ITI LIMITED v. COMMISSIONER OF TRADE TAX, U. P. , LUCKNOW
2010-03-09
BHARATI SAPRU
body2010
DigiLaw.ai
JUDGMENT BHARATI SAPRU :- Heard learned counsel for the assessee and learned standing counsel for the State. This revision has been filed by the assessee under section 11 of the U.P. Trade Tax Act being aggrieved by the order of the Tribunal dated March 20, 2006. The questions of law referred to are hereunder : "(1) Whether, in view of the Division Bench judgment of this honourable court in the case of Aster Technologies (P) Limited, the order passed by the Trade Tax is justified ? (2) Whether in view of the judgment of this honourable court in the case of Precision Equipments v. Commissioner Trade Tax and Western India Enterprises Ltd. v. Commissioner of Sales Tax, the order passed by the Trade Tax Tribunal affirming the penalty is justified ? (3) Whether in view of form XXXI of the railway which was produced subsequently, the imposition of penalty is justified ? (4) Whether the applicant have produced all relevant documents at the entry check-post and in view of the judgment of the honourable court in the case of Radha Ballabh Satish Chandra v. Commissioner of Sales Tax [2007] 7 VST 555 (All) can it be said that there was any attempt to evade tax ? (5) Whether in view of the facts and circumstances of the case the order passed by the Trade Tax Tribunal is justified ?" By the impugned order the Tribunal has imposed the penalty on the assessee under section 15A(1)(o) of the U.P. Trade Tax Act for the assessment year 2000-01. The facts of the case are that the applicant entered into a contract with the East Central Railway from its Kolkata office for supply, installation and commissioning of SDH equipment with all accessories. In pursuance of the said agreement the applicant was required to supply the goods at the site Sasaram Nokhla Section in the Mughalsarai Division of the East Central Railway. In compliance with the agreement the assessee placed a purchase order to M/s. Sterlite Optical Technologies for supply of 30 kms. optical fibre cable.

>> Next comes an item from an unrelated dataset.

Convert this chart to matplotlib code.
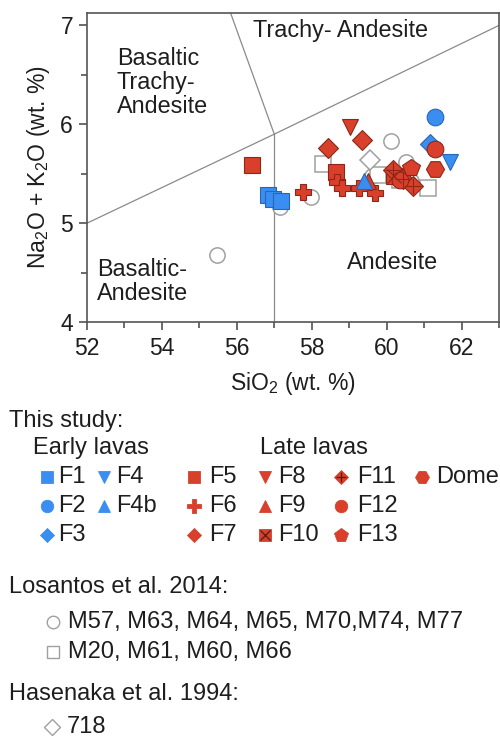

In the purchase order it was mentioned specifically that the consignee was to be SSE/Works/Mughalsarai, East Central Railway. In pursuance of this contract the assessee had asked the East Central Railway, Mughalsarai to send the import declaration form XXXI for purchase in question to M/s. Sterlite Optical Technologies, Silvassa, Dadra Nagar, Haveli.
optical fibre cable. In the purchase order it was mentioned specifically that the consignee was to be SSE/Works/Mughalsarai, East Central Railway. In pursuance of this contract the assessee had asked the East Central Railway, Mughalsarai to send the import declaration form XXXI for purchase in question to M/s. Sterlite Optical Technologies, Silvassa, Dadra Nagar, Haveli. The goods which were coming from Silvassa, Haveli, were intercepted at the entry check-post at Chauphatka, Allahabad. The said goods were coming in a truck along with the invoice of the consignor. Although the goods were accompanying by form XXXV but form XXXI was not available. The goods seized, were valued at Rs. 38,86,606 and a security was demanded in cash. The assessee moved an application under section 13A(6) along with form XXXI of the East Central Railway. The security was reduced and the goods were released. Thereafter the penalty proceedings were initiated against the assessee and a penalty order was passed on October 12, 2004 converting the security into the penalty. The assessee filed a first appeal which was dismissed and thereafter a second appeal was filed by the assessee. The Trade Tax Tribunal has dismissed the second appeal by the order dated March 20, 2006. I have heard the learned counsel for the assessee as well as the learned standing counsel and I have also perused the material on record. It has come on the record that form XXXI was produced by the assessee immediately before the seizure and thereupon the goods were released and form XXXI had been supplied by the East Central Railway which had placed the order. The railway is no doubt a Government organisation and the conclusion reached by the Tribunal and the first appellate authority that there was an intention to evade the tax is not borne out from the material on the record as it is not denied by these two authorities that a form XXXI duly filled by the railways was produced immediately before the seizure of the goods had been released upon the furnishing of some security. In these circumstances I am of the opinion, that the conclusion drawn by the Tribunal and the first appellate authority is not correct and the penalty imposed under section 15A(1) is not justified. The order passed by the Tribunal is set aside and the penalty imposed is deleted. The revision is allowed.